Task instructions: Return the first line, the line containing "minimum height=321.75pt] (sdrB)", and every line between them, exactly as they stand.

Source data:
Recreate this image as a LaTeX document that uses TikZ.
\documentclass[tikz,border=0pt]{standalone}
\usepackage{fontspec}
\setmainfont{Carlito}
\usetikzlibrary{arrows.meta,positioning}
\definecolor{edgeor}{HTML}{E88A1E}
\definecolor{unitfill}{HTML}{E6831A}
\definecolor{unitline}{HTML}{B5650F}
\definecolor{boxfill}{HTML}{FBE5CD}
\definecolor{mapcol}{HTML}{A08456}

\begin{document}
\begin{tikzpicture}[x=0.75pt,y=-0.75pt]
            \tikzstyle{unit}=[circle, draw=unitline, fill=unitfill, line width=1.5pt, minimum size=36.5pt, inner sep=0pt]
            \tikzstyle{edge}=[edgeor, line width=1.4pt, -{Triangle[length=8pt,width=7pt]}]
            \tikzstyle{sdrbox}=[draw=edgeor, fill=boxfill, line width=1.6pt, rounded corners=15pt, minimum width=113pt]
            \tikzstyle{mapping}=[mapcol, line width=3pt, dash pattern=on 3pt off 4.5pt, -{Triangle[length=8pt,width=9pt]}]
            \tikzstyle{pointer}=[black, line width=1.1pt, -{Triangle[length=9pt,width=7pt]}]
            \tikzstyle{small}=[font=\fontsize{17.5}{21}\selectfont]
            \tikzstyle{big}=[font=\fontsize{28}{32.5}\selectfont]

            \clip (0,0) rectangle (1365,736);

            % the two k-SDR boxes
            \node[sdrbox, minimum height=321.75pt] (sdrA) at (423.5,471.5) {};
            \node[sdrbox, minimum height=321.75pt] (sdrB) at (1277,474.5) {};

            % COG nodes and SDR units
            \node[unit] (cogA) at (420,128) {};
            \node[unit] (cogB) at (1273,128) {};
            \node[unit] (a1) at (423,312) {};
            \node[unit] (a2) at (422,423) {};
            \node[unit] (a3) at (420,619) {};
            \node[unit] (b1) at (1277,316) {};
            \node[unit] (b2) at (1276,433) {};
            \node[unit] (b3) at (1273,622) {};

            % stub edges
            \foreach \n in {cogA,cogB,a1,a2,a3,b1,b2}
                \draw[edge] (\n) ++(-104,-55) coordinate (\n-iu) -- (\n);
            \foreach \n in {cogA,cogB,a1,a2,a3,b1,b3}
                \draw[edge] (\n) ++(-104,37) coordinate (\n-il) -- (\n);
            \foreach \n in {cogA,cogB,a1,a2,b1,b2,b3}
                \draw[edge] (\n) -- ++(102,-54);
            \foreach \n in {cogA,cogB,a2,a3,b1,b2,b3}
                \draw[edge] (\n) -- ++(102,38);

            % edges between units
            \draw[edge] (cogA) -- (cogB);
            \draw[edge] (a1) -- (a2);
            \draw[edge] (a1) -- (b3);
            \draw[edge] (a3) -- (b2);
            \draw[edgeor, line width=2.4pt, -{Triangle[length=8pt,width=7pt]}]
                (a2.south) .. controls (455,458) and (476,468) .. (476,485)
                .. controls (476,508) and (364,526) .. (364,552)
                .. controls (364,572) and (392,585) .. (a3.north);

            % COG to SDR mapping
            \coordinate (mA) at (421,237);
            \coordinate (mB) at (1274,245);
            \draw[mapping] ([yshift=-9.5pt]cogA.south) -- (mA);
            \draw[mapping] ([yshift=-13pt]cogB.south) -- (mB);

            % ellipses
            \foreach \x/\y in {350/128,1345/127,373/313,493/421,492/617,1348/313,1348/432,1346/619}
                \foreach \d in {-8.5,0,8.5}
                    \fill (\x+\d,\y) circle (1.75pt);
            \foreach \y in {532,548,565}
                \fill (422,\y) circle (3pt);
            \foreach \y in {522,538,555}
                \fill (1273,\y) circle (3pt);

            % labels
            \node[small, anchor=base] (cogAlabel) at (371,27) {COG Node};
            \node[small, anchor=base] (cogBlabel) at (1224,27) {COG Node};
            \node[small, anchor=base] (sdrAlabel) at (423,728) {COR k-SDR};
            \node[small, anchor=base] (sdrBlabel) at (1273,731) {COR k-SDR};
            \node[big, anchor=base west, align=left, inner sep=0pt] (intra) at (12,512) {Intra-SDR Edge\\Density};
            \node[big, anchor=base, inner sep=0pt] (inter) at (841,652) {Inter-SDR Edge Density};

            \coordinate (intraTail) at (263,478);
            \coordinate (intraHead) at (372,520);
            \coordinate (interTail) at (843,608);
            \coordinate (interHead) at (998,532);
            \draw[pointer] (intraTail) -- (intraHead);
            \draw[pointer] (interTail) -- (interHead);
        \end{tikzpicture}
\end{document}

The completed task:
Recreate this image as a LaTeX document that uses TikZ.
\documentclass[tikz,border=0pt]{standalone}
\usepackage{fontspec}
\setmainfont{Carlito}
\usetikzlibrary{arrows.meta,positioning}
\definecolor{edgeor}{HTML}{E88A1E}
\definecolor{unitfill}{HTML}{E6831A}
\definecolor{unitline}{HTML}{B5650F}
\definecolor{boxfill}{HTML}{FBE5CD}
\definecolor{mapcol}{HTML}{A08456}

\begin{document}
\begin{tikzpicture}[x=0.75pt,y=-0.75pt]
            \tikzstyle{unit}=[circle, draw=unitline, fill=unitfill, line width=1.5pt, minimum size=36.5pt, inner sep=0pt]
            \tikzstyle{edge}=[edgeor, line width=1.4pt, -{Triangle[length=8pt,width=7pt]}]
            \tikzstyle{sdrbox}=[draw=edgeor, fill=boxfill, line width=1.6pt, rounded corners=15pt, minimum width=113pt]
            \tikzstyle{mapping}=[mapcol, line width=3pt, dash pattern=on 3pt off 4.5pt, -{Triangle[length=8pt,width=9pt]}]
            \tikzstyle{pointer}=[black, line width=1.1pt, -{Triangle[length=9pt,width=7pt]}]
            \tikzstyle{small}=[font=\fontsize{17.5}{21}\selectfont]
            \tikzstyle{big}=[font=\fontsize{28}{32.5}\selectfont]

            \clip (0,0) rectangle (1365,736);

            % the two k-SDR boxes
            \node[sdrbox, minimum height=321.75pt] (sdrA) at (423.5,471.5) {};
            \node[sdrbox, minimum height=321.75pt] (sdrB) at (1277,474.5) {};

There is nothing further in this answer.